PROBLEM TO SOLVE >>
For the data below, transcribe the part that opens with the line containing "Reproduce this chart with D3.js." and closes with the line containing "const y = d3.scaleLinear().domain([0, 40]).range([H", exactly and with no pictures.

DATA FOR THIS TASK >>
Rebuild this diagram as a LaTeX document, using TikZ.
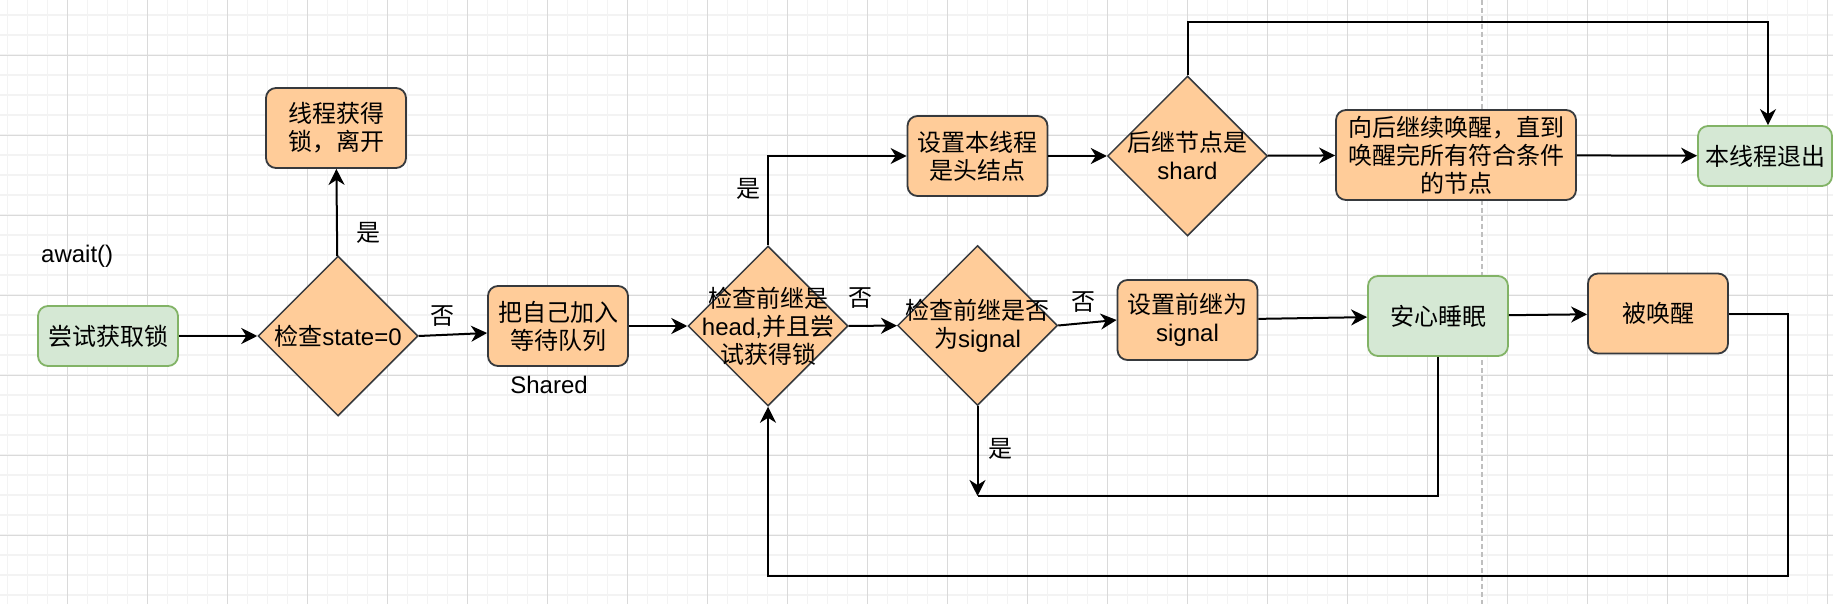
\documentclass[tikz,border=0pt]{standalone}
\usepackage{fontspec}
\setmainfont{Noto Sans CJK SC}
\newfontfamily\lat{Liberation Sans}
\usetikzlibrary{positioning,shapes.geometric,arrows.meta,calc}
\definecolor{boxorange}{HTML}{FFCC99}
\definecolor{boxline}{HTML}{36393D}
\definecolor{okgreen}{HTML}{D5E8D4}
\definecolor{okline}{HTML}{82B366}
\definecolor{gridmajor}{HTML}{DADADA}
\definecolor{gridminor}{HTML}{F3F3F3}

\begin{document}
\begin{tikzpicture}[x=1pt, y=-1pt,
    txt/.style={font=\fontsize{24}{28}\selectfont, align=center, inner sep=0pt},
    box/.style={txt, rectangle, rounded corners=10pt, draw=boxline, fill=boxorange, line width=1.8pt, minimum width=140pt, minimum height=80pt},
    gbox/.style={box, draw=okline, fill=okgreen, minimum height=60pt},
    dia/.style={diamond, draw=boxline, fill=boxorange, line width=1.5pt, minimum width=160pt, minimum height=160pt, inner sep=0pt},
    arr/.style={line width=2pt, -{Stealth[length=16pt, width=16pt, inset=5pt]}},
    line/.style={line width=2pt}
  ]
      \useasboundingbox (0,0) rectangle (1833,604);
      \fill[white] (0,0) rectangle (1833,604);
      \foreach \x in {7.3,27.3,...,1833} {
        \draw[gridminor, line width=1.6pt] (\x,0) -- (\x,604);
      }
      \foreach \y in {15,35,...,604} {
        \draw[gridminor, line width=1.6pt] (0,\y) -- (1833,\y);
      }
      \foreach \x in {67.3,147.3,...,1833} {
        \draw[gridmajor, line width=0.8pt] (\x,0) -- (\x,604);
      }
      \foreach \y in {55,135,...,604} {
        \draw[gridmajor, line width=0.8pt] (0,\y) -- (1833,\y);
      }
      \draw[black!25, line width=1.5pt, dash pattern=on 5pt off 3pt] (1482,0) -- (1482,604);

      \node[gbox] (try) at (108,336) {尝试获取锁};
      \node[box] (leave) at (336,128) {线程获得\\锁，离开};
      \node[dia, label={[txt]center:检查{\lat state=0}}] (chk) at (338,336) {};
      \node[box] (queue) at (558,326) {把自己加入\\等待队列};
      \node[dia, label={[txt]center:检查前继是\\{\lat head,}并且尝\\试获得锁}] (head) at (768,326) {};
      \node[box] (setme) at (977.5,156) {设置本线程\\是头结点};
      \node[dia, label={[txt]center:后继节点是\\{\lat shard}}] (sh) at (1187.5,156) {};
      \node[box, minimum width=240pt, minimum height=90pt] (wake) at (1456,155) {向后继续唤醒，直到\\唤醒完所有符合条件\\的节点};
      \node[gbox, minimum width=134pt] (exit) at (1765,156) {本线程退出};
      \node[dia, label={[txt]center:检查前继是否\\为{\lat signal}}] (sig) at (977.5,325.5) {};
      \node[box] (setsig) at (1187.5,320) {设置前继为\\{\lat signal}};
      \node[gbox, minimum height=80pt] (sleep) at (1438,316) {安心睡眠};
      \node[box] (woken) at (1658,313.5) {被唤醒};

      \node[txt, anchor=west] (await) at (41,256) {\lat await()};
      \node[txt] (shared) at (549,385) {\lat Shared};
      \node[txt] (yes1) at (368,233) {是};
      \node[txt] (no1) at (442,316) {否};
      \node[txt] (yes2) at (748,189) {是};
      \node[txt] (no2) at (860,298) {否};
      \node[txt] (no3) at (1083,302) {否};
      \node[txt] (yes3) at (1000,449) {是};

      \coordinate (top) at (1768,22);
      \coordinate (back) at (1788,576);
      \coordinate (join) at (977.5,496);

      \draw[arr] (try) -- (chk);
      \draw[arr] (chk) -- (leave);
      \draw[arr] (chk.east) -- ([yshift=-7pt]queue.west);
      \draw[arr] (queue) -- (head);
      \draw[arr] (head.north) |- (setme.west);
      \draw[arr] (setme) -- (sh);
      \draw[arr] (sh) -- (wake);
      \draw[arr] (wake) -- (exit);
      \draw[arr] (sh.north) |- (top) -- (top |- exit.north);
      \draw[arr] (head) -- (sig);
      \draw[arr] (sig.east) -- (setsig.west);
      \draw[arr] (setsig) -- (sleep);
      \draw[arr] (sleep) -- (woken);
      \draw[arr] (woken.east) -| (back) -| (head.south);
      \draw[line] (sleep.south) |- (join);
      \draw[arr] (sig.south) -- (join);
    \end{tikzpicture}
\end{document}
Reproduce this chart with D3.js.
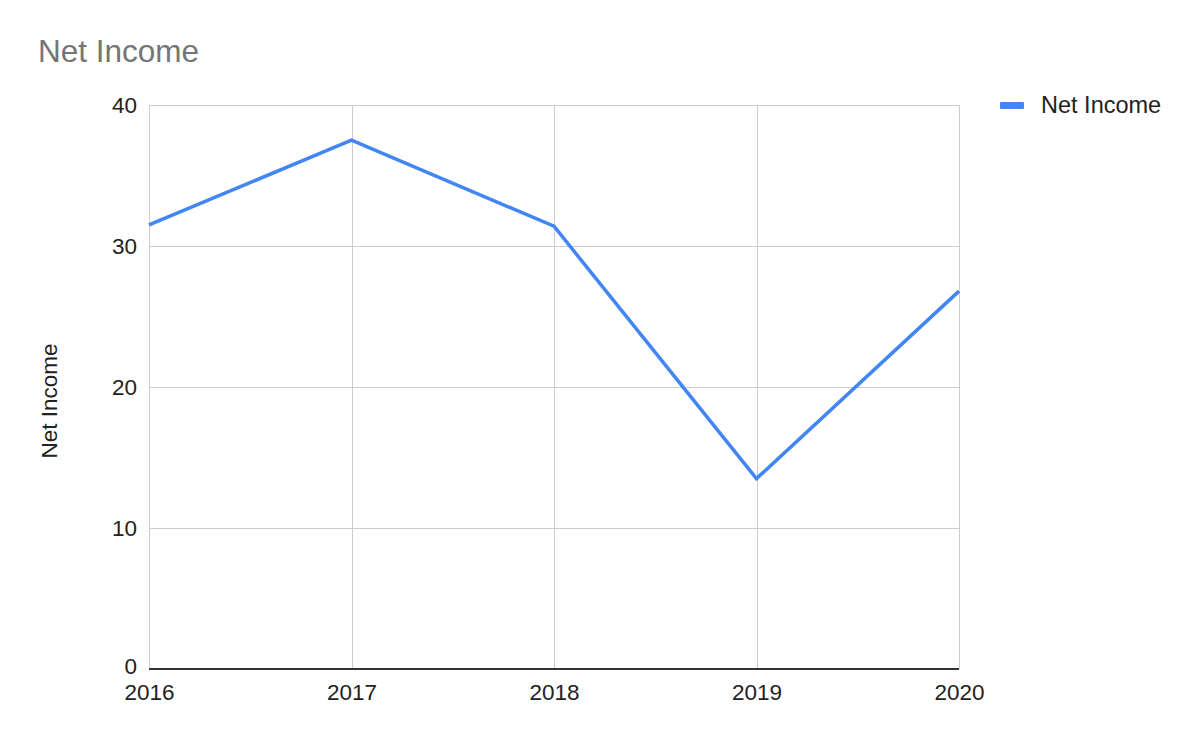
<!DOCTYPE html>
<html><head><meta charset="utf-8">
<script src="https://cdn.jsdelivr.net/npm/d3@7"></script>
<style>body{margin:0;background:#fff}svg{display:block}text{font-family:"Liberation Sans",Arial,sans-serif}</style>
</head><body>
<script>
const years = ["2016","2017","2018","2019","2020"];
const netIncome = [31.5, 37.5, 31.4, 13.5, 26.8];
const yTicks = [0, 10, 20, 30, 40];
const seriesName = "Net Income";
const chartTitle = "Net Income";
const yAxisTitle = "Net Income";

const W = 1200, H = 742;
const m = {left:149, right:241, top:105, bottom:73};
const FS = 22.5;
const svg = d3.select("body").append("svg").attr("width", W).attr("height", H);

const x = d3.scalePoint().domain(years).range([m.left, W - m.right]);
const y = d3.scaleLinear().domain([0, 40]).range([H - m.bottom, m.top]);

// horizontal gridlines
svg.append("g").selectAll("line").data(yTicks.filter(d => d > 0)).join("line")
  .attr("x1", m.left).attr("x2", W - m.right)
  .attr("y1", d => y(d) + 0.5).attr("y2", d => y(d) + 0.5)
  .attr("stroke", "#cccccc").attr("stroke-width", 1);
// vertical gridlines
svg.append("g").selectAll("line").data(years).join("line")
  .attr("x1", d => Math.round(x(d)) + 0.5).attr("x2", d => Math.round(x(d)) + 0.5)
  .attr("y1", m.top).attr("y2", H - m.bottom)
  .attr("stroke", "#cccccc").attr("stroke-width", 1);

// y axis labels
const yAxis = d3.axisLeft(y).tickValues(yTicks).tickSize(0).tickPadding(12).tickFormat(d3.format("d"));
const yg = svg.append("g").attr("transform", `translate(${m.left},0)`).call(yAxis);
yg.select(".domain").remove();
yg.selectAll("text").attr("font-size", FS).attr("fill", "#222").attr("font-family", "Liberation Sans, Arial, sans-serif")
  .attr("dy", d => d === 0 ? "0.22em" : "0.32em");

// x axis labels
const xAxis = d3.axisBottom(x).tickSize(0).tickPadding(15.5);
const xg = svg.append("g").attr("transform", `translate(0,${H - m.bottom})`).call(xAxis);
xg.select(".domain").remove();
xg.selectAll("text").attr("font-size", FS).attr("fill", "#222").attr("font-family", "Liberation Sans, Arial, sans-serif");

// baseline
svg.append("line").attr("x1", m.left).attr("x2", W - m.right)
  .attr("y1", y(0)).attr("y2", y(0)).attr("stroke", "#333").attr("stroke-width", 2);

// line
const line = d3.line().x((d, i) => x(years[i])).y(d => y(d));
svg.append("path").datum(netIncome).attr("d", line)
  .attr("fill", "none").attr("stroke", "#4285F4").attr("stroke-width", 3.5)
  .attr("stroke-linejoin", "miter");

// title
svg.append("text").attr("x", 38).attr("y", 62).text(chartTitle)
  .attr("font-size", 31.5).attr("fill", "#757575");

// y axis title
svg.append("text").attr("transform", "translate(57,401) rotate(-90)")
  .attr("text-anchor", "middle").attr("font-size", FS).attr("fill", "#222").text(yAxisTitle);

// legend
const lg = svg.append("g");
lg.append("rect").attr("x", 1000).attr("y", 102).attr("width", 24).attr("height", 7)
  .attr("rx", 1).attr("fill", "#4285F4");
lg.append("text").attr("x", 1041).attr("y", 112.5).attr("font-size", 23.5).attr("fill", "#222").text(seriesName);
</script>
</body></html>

RESPONSE >>
Reproduce this chart with D3.js.
<!DOCTYPE html>
<html><head><meta charset="utf-8">
<script src="https://cdn.jsdelivr.net/npm/d3@7"></script>
<style>body{margin:0;background:#fff}svg{display:block}text{font-family:"Liberation Sans",Arial,sans-serif}</style>
</head><body>
<script>
const years = ["2016","2017","2018","2019","2020"];
const netIncome = [31.5, 37.5, 31.4, 13.5, 26.8];
const yTicks = [0, 10, 20, 30, 40];
const seriesName = "Net Income";
const chartTitle = "Net Income";
const yAxisTitle = "Net Income";

const W = 1200, H = 742;
const m = {left:149, right:241, top:105, bottom:73};
const FS = 22.5;
const svg = d3.select("body").append("svg").attr("width", W).attr("height", H);

const x = d3.scalePoint().domain(years).range([m.left, W - m.right]);
const y = d3.scaleLinear().domain([0, 40]).range([H - m.bottom, m.top]);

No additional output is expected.